> [INSTRUCTIONS TO FOLLOW]:
Skip every picture, and extract verbatim the lines from the line containing "Give me the D3.js source for this chart." to the line containing "var fmt = d", both lines included.

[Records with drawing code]

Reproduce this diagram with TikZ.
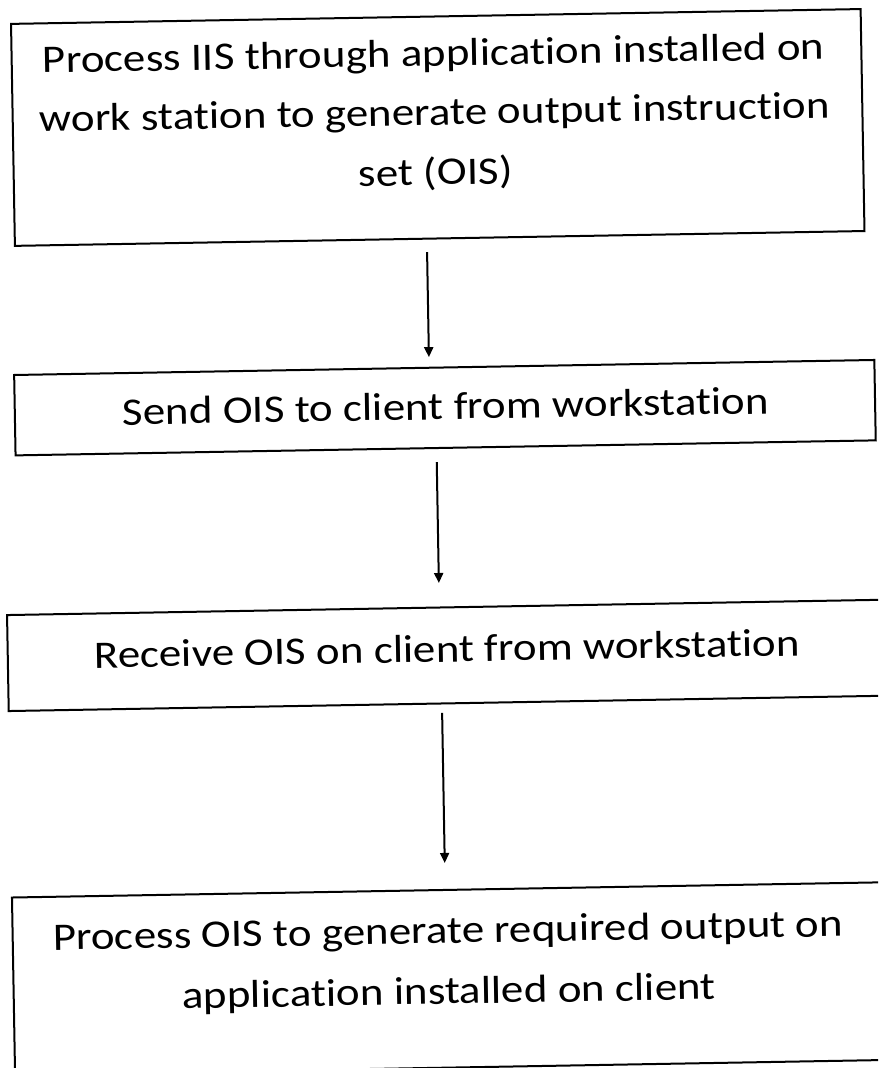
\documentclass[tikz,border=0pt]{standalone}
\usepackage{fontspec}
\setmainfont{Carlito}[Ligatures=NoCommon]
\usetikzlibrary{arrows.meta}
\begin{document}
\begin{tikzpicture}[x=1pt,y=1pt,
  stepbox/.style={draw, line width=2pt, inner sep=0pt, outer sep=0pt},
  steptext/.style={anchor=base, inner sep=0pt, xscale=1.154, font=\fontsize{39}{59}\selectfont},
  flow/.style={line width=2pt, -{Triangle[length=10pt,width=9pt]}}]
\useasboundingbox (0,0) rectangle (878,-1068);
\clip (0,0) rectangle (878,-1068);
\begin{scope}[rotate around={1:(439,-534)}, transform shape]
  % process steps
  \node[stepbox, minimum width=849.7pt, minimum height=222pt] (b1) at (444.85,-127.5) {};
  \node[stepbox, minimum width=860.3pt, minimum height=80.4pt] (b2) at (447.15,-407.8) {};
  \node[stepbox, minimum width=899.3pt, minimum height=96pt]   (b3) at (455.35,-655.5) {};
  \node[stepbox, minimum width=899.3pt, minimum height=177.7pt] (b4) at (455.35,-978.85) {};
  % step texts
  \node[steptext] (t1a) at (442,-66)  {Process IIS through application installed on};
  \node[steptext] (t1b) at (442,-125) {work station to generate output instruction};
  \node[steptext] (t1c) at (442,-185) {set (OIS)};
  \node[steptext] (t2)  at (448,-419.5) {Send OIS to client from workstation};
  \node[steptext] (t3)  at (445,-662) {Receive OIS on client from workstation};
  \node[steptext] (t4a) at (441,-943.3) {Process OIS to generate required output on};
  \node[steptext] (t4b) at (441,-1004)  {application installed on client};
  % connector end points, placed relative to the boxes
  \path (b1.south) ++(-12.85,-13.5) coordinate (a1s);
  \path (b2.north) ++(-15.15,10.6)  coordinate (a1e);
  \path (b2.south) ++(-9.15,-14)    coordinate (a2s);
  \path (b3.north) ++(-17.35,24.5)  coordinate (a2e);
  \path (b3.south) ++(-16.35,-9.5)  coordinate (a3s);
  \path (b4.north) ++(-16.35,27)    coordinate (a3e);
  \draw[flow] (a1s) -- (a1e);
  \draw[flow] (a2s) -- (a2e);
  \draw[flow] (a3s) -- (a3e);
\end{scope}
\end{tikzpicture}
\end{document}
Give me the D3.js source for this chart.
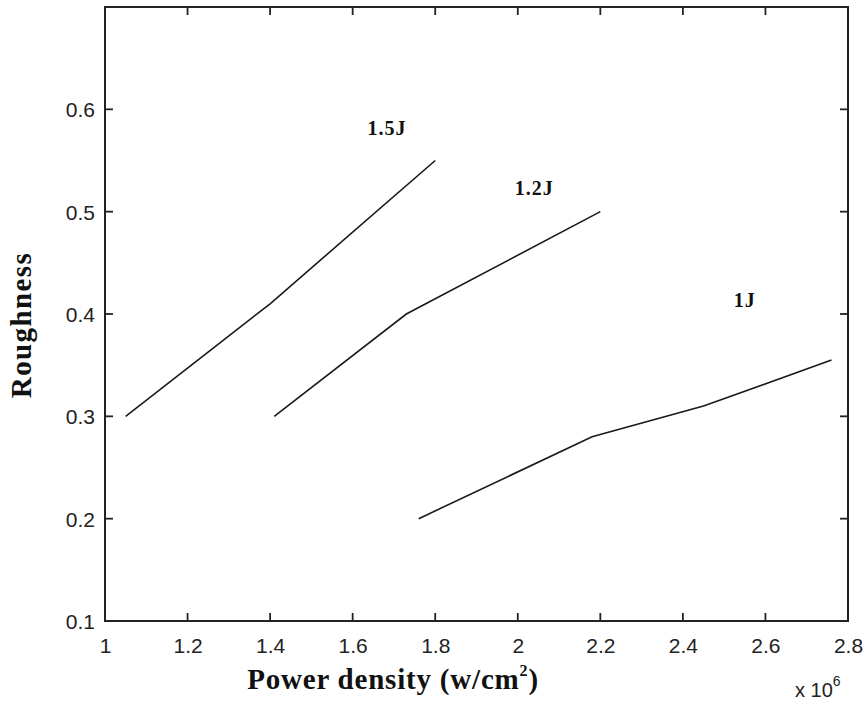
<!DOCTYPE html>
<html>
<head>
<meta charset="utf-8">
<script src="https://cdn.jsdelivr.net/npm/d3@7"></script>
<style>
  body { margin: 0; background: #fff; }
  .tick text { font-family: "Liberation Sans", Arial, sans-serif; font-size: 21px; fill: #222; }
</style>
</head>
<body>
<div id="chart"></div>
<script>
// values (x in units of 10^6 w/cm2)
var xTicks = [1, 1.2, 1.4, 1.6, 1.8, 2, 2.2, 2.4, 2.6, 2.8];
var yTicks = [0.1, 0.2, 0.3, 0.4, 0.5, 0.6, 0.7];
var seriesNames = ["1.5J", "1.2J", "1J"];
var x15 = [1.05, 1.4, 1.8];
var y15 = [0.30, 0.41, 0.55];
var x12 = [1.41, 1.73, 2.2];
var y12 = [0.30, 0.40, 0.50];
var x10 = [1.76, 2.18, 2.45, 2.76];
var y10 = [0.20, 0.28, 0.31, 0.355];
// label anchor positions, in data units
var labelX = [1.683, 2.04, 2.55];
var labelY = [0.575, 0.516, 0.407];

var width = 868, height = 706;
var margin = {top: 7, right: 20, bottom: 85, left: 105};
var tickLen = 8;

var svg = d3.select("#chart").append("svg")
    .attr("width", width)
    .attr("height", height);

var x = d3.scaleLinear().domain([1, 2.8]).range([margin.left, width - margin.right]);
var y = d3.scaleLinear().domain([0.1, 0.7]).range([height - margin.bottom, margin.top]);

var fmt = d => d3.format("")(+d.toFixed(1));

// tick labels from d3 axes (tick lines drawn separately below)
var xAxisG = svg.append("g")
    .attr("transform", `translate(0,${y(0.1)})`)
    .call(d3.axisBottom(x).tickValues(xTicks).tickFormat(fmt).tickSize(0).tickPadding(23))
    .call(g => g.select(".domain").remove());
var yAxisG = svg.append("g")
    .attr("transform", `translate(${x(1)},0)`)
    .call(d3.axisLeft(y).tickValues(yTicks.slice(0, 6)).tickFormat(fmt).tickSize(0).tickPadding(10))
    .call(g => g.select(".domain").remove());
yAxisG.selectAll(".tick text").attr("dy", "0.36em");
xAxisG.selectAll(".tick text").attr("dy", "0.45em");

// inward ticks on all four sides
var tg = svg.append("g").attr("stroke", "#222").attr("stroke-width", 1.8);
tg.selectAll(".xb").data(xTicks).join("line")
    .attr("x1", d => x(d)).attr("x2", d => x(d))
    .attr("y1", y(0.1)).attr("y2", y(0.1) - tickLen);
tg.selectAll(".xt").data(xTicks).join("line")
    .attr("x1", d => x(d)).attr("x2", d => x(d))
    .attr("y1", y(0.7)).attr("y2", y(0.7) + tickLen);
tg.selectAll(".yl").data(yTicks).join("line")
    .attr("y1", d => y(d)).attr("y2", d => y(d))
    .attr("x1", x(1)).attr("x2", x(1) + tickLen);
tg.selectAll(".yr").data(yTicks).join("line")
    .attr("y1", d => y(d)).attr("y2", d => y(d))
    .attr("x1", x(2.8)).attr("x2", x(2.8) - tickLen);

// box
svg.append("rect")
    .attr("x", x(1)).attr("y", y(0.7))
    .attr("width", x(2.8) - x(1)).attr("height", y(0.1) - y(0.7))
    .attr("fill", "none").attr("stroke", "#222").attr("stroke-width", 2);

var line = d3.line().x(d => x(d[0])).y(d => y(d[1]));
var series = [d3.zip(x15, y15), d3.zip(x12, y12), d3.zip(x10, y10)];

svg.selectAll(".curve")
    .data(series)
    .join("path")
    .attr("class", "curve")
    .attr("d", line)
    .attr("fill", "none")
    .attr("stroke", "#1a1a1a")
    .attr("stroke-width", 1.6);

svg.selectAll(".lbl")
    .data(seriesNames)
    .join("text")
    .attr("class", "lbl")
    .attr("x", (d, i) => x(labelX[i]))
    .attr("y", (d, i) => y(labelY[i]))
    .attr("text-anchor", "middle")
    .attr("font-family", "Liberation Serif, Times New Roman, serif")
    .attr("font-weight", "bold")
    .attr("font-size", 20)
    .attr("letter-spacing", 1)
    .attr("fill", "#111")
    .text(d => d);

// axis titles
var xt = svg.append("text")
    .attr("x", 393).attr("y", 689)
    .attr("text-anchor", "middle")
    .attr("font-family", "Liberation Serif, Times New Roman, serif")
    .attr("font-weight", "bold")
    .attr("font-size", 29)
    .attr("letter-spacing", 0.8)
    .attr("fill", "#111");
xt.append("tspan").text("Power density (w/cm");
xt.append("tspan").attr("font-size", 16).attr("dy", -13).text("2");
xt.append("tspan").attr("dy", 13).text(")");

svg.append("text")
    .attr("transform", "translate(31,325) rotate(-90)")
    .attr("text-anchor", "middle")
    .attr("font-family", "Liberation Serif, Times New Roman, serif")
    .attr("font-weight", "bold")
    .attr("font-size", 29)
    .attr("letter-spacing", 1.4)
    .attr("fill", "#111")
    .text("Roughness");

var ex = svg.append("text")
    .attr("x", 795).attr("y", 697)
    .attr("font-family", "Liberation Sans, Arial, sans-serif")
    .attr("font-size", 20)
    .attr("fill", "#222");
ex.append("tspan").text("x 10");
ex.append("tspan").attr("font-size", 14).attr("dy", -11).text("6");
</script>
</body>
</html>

> [EXPECTED OUTPUT]:
Give me the D3.js source for this chart.
<!DOCTYPE html>
<html>
<head>
<meta charset="utf-8">
<script src="https://cdn.jsdelivr.net/npm/d3@7"></script>
<style>
  body { margin: 0; background: #fff; }
  .tick text { font-family: "Liberation Sans", Arial, sans-serif; font-size: 21px; fill: #222; }
</style>
</head>
<body>
<div id="chart"></div>
<script>
// values (x in units of 10^6 w/cm2)
var xTicks = [1, 1.2, 1.4, 1.6, 1.8, 2, 2.2, 2.4, 2.6, 2.8];
var yTicks = [0.1, 0.2, 0.3, 0.4, 0.5, 0.6, 0.7];
var seriesNames = ["1.5J", "1.2J", "1J"];
var x15 = [1.05, 1.4, 1.8];
var y15 = [0.30, 0.41, 0.55];
var x12 = [1.41, 1.73, 2.2];
var y12 = [0.30, 0.40, 0.50];
var x10 = [1.76, 2.18, 2.45, 2.76];
var y10 = [0.20, 0.28, 0.31, 0.355];
// label anchor positions, in data units
var labelX = [1.683, 2.04, 2.55];
var labelY = [0.575, 0.516, 0.407];

var width = 868, height = 706;
var margin = {top: 7, right: 20, bottom: 85, left: 105};
var tickLen = 8;

var svg = d3.select("#chart").append("svg")
    .attr("width", width)
    .attr("height", height);

var x = d3.scaleLinear().domain([1, 2.8]).range([margin.left, width - margin.right]);
var y = d3.scaleLinear().domain([0.1, 0.7]).range([height - margin.bottom, margin.top]);

var fmt = d => d3.format("")(+d.toFixed(1));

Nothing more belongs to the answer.